GDF Suez, which is active on five continents, already has a substantial renewable-energy fleet, with such sources accounting for more than 20% of the its current production base. Besides cogeneration, hydro and biomass production, GDF Suez also has wind turbines facilities in Canada, France, Portugal, Italy and Belgium, and has set a target of doubling its renewable-energy capacity by 2013.
Speaking at the Power & Electricity World Africa 2009 conference, which kicked off in Johannesburg on Tuesday, business development vice president for Southern Africa Maarten van der Horst said the Refit created a “strong incentive” for renewable investments.

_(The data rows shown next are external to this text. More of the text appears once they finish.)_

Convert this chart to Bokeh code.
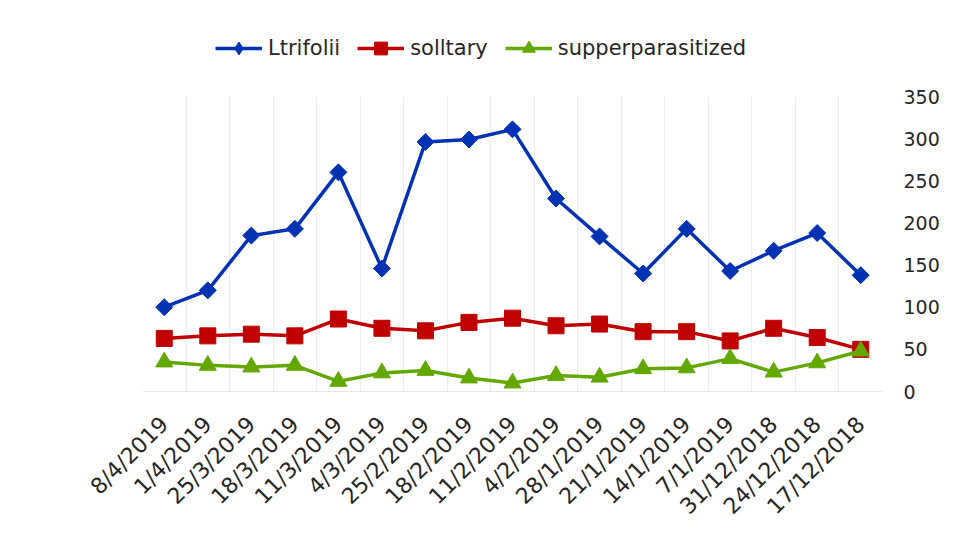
import math
from bokeh.plotting import figure
from bokeh.layouts import column
from bokeh.models import FixedTicker, Legend, LegendItem
from bokeh.embed import file_html
from bokeh.resources import INLINE

dates = ["8/4/2019", "1/4/2019", "25/3/2019", "18/3/2019", "11/3/2019", "4/3/2019",
         "25/2/2019", "18/2/2019", "11/2/2019", "4/2/2019", "28/1/2019", "21/1/2019",
         "14/1/2019", "7/1/2019", "31/12/2018", "24/12/2018", "17/12/2018"]
ltrifolii = [100, 120, 185, 193, 260, 146, 296, 299, 311, 229, 184, 140, 193, 143, 167, 188, 138]
solltary = [63, 66, 68, 66, 86, 75, 72, 82, 87, 78, 80, 71, 71, 60, 75, 64, 50]
supperparasitized = [35, 31, 29, 31, 12, 22, 25, 16, 10, 19, 17, 27, 28, 39, 23, 34, 48]
y_ticks = [0, 50, 100, 150, 200, 250, 300, 350]
series_names = ["Ltrifolii", "solltary", "supperparasitized"]

BLUE = "#0232B4"
RED = "#C00000"
GREEN = "#62A800"
TEXT = "#262626"

styles = [
    (BLUE, dict(marker="square", angle=math.pi / 4, size=12)),
    (RED, dict(marker="square", size=16)),
    (GREEN, dict(marker="triangle", size=17)),
]
legend_markers = [
    dict(marker="diamond", size=16),
    dict(marker="square", size=16),
    dict(marker="triangle", size=17),
]
series = [ltrifolii, solltary, supperparasitized]

x = list(range(len(dates)))

# ---- main chart ----
p = figure(width=950, height=461, output_backend="svg", toolbar_location=None,
           x_range=(-0.5, len(dates) - 0.5), y_range=(0, 350),
           y_axis_location="right",
           min_border_left=142, min_border_right=68, min_border_top=26, min_border_bottom=140)
p.outline_line_color = None
p.background_fill_color = "white"
p.border_fill_color = "white"

p.ygrid.grid_line_color = None
p.xgrid.ticker = FixedTicker(ticks=[i - 0.5 for i in range(len(dates) + 1)])
p.xgrid.grid_line_color = "#ececec"
p.xgrid.grid_line_width = 1

xa = p.xaxis[0]
xa.ticker = FixedTicker(ticks=x)
xa.major_label_overrides = {i: d for i, d in enumerate(dates)}
xa.major_label_orientation = math.pi / 4
xa.major_label_text_font = "DejaVu Sans"
xa.major_label_text_font_size = "22px"
xa.major_label_text_color = TEXT
xa.axis_line_color = "#e6e6e6"
xa.major_tick_line_color = None
xa.minor_tick_line_color = None
xa.major_tick_out = 0
xa.major_label_standoff = 29

ya = p.yaxis[0]
ya.ticker = FixedTicker(ticks=y_ticks)
ya.major_label_text_font = "DejaVu Sans"
ya.major_label_text_font_size = "19px"
ya.major_label_text_color = TEXT
ya.axis_line_color = None
ya.major_tick_line_color = None
ya.minor_tick_line_color = None
ya.major_tick_out = 0
ya.major_label_standoff = 21

for vals, (col, mk) in zip(series, styles):
    p.line(x, vals, line_color=col, line_width=3.5)
    p.scatter(x, vals, color=col, **mk)

# ---- legend strip (its renderers share the data but lie outside its view) ----
lf = figure(width=950, height=70, output_backend="svg", toolbar_location=None,
            x_range=(0, 1), y_range=(-2, -1),
            min_border_left=0, min_border_right=0, min_border_top=0, min_border_bottom=0)
lf.axis.visible = False
lf.grid.visible = False
lf.outline_line_color = None

items = []
for name, vals, (col, _), lmk in zip(series_names, series, styles, legend_markers):
    lr = lf.line(x, vals, line_color=col, line_width=3.5)
    sr = lf.scatter(x, vals, color=col, **lmk)
    items.append(LegendItem(label=name, renderers=[lr, sr]))

legend = Legend(items=items, orientation="horizontal", location=(73, 6))
legend.border_line_color = None
legend.background_fill_alpha = 0
legend.padding = 0
legend.margin = 0
legend.glyph_width = 47
legend.glyph_height = 32
legend.label_standoff = 6
legend.spacing = 17
legend.label_text_font = "DejaVu Sans"
legend.label_text_font_size = "21px"
legend.label_text_color = TEXT
lf.add_layout(legend, "center")

layout = column(lf, p)
open("out.html", "w").write(file_html(layout, INLINE))
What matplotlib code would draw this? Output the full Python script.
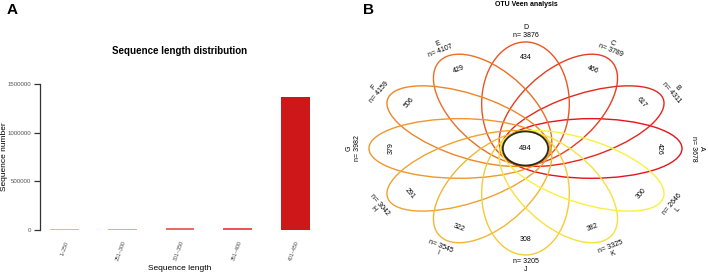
import numpy as np
import matplotlib.pyplot as plt
from matplotlib.patches import Ellipse

plt.rcParams['font.family'] = ['Liberation Sans', 'DejaVu Sans']

# Panel A: sequence length distribution
length_bins = ['1~250', '251~300', '301~350', '351~400', '401~450']
seq_counts = [14000, 15000, 18000, 19000, 1362000]
bar_colors = ['#f6a9a9', '#f49d9d', '#ee6a6a', '#ea5656', '#cd1719']
y_ticks = [0, 500000, 1000000, 1500000]

# Panel B: OTU flower (Venn) plot
samples = ['A', 'B', 'C', 'D', 'E', 'F', 'G', 'H', 'I', 'J', 'K', 'L']
otu_totals = [3678, 4311, 3789, 3876, 4107, 4159, 3982, 3042, 3545, 3205, 3325, 2646]
unique_otus = [426, 617, 466, 434, 429, 506, 379, 291, 322, 308, 382, 300]
core_otus = 494
petal_colors = ['#e5131b', '#e6261d', '#e83d1f', '#e95622', '#ec6e25', '#ef8528',
                '#f0972c', '#eea22f', '#f1b533', '#f5cb38', '#f8e03c', '#fbef3f']

fig = plt.figure(figsize=(7.08, 2.75), dpi=100)

# ---------------- A ----------------
ax = fig.add_axes([39.6 / 708, 39 / 275, 280.8 / 708, 158 / 275])
x = np.arange(len(length_bins)) * 2 + 1.5
ax.bar(x, seq_counts, width=1.0, color=bar_colors)
ax.set_xlim(0.64, 10.36)
ax.set_ylim(-60000, 1560000)
for s in ['top', 'right', 'bottom']:
    ax.spines[s].set_visible(False)
ax.spines['left'].set_bounds(0, 1500000)
ax.spines['left'].set_color('#333333')
ax.spines['left'].set_linewidth(0.9)
ax.set_yticks(y_ticks, [str(v) for v in y_ticks], fontsize=4.4, color='#555555')
ax.tick_params(axis='y', length=4, width=0.9, color='#333333', pad=2)
ax.set_xticks(x, length_bins, rotation=70, ha='right', rotation_mode='anchor',
              fontsize=3.8, color='#444444')
ax.tick_params(axis='x', length=0, pad=3)

# axis titles placed by hand so they sit where the original ones do
fig.text(4.5 / 708, 1 - 157 / 275, 'Sequence number', fontsize=6, rotation=90,
         ha='center', va='center')
fig.text(180 / 708, 1 - 268 / 275, 'Sequence length', fontsize=6, ha='center', va='center')
fig.text(180 / 708, 1 - 51 / 275, 'Sequence length distribution', fontsize=7,
         fontweight='bold', ha='center', va='center')
fig.text(12 / 708, 1 - 10 / 275, 'A', fontsize=11, fontweight='bold', ha='center', va='center')

# ---------------- B ----------------
bx = fig.add_axes([340 / 708, 0, 368 / 708, 1])
bx.set_xlim(-1.185, 1.166)
bx.set_ylim(-1.188, 1.394)
bx.axis('off')

d, a, b = 0.42, 0.58, 0.28
for i, name in enumerate(samples):
    theta = i * 360 / len(samples)
    t = np.deg2rad(theta)
    bx.add_patch(Ellipse((d * np.cos(t), d * np.sin(t)), 2 * a, 2 * b, angle=theta,
                         fill=False, edgecolor=petal_colors[i], lw=1.0))
    if theta <= 180:
        rot = theta - 90
        label = f'{name}\nn= {otu_totals[i]}'
    else:
        rot = theta - 270
        label = f'n= {otu_totals[i]}\n{name}'
    bx.text(0.855 * np.cos(t), 0.855 * np.sin(t), str(unique_otus[i]), fontsize=5,
            rotation=rot, transform_rotates_text=True, rotation_mode='anchor',
            ha='center', va='center')
    bx.text(1.1 * np.cos(t), 1.1 * np.sin(t), label, fontsize=5, linespacing=1.1,
            rotation=rot, transform_rotates_text=True, rotation_mode='anchor',
            ha='center', va='center', multialignment='center')

bx.add_patch(Ellipse((0, 0), 0.29, 0.32, facecolor='white', edgecolor='#2b2b12', lw=1.3))
bx.text(0, 0, str(core_otus), fontsize=5.5, ha='center', va='center')

fig.text(526 / 708, 1 - 5 / 275, 'OTU Veen analysis', fontsize=5, fontweight='bold',
         ha='center', va='center')
fig.text(368 / 708, 1 - 10 / 275, 'B', fontsize=11, fontweight='bold', ha='center', va='center')

plt.savefig('out.png', dpi=100)
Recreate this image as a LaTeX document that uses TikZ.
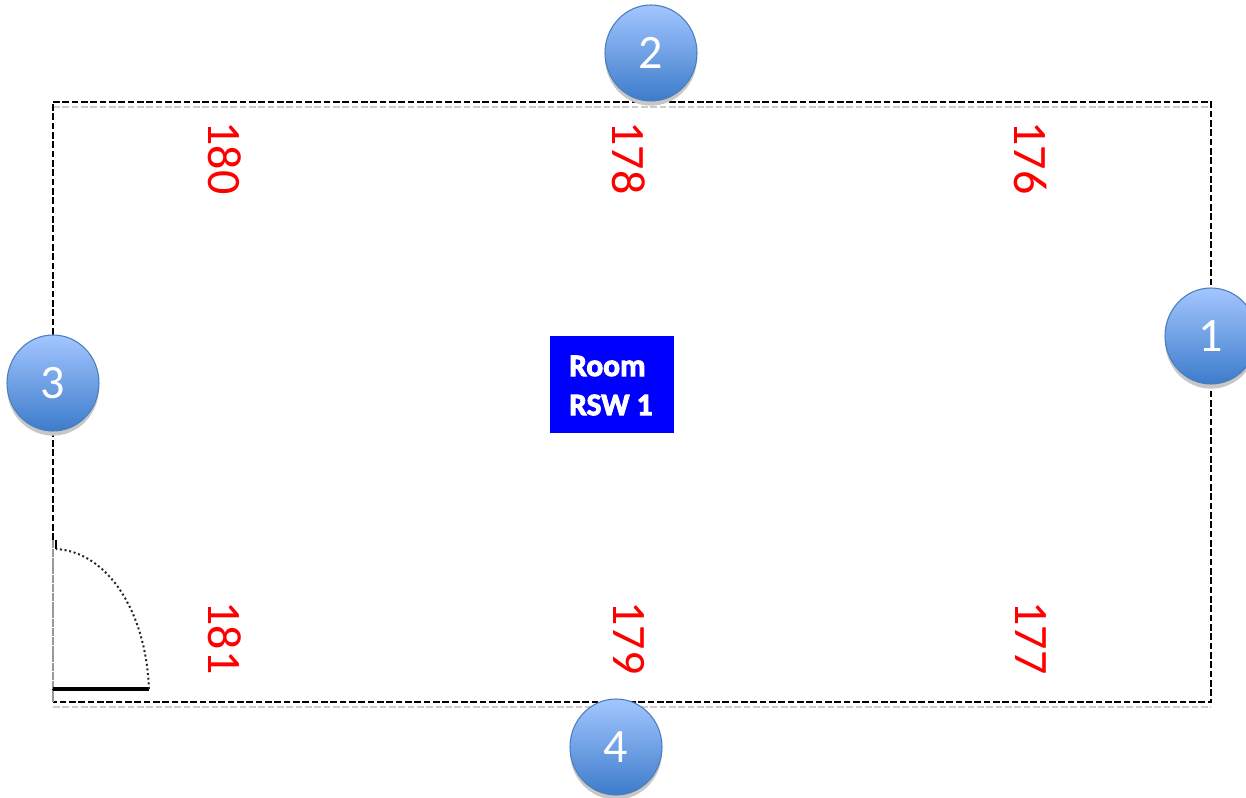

“We are interested mainly in wind power generation,” Van der Horst reported, adding that the tariffs proposed as from 2009 created an environment for investors to “seriously” consider investing in South Africa.
But the company, which is headquartered in France and reported revenues of €83,1-billion in 2008, was keen that a number of loose ends be clarified before it made any firm commitments.
The National Energy Regulator of South Africa’s (Nersa’s) proposal to review the Refit yearly was of particular concern as Van der Horst believed it created some uncertainty about whether the favourable tariffs would be sustained.
It also wanted greater certainty on the governance framework surrounding the power purchase agreements (PPAs), particularly given that Eskom would be the renewable-energy purchasing authority, or Repa.
Nersa unveiled the Refit regime for potential wind farm, minihydro, landfill-gas and concentrating solar power investments in March and indicated that it had already received several enquiries from potential investors.
For wind energy, a tariff of R1,25/kWh was sanctioned, which was a significant improvement on the 65c/kWh initially proposed. Small-scale hydro would receive 94c/kWh, landfill gas 90c/kWh and concentrated solar with a storage capacity of more than six hours would receive R2,10/kWh.
The regulator also insisted that, although the tariffs were significantly higher than the current Eskom tariff of about 22c/kWh, the Refit would add only between 6% and 10% to the average tariff once the full 1 100 MW of capacity, which was being targeted for 2013, was installed and operational.
The new tariff regime would enable PPAs to run for a term of 20 years, rather than the 15 years initially mooted. “From our perspective, the Refit is a very good start to establish renewable energy generation sources in South Africa,” Van der Horst concluded.